Well, that last one's just gross.  I guess when you don't have cable TV people get bored, but man...


But if you start reading up on Ex 22:18 you find its history is a little convoluted.  It goes all the way back to the ancient Greeks, when they were saying thou shouldn't suffer a poisoner - maybe.  It could have been they were saying not to suffer a druggist.  By the time you get up to King James' translators, they were probably just as confused as I am, decided the word meant "witch" and went with that.  The popular story is that King Henry wanted shut of Anne Boleyn and had the passage interpreted in such a way that he could point to her extra breast and extra finger, declare her a witch and that was the end of her.

Interestingly, there appears to be no maxim stating that wizards had to be put to death.  It's only the female magicians that get singled out, Harry Potter need never fear.  There's a lot of fear and loathing of the distaff sex throughout history, but that's not today's topic.  Whether Anne had an extra breast or finger isn't the topic, either.
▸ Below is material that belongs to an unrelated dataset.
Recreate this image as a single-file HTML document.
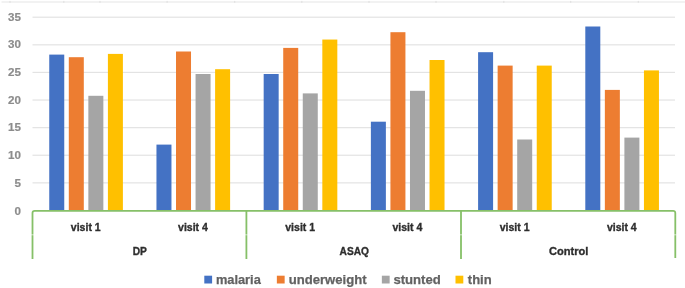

So which is it?  Witches, poisoners, pharmacists?  Tough call.  It's been a long time since the Bible first got written down, even some of the original apostles sat on their memories and let them stew a few years before they got around to writing about their experiences at Jesus' side.  Is it divine, the True Word of God, or is it history - written by the winners?

I don't think it matters.  What do you care, if the can is aluminum or steel?  What difference does it make whether the label is in King James English or New International?  The point is that the beans inside are good for you, and they're what you opened the can for in the first place.

Eat the beans.

1 comment:

  1. "Now thanks be to God who always leads us in triumph in Christ, and through us diffuses the frangrance of His knowledge in every place."
    That's 2 Corinthians 2:14.

    I think God was saying "Amen" to "Eat the Beans."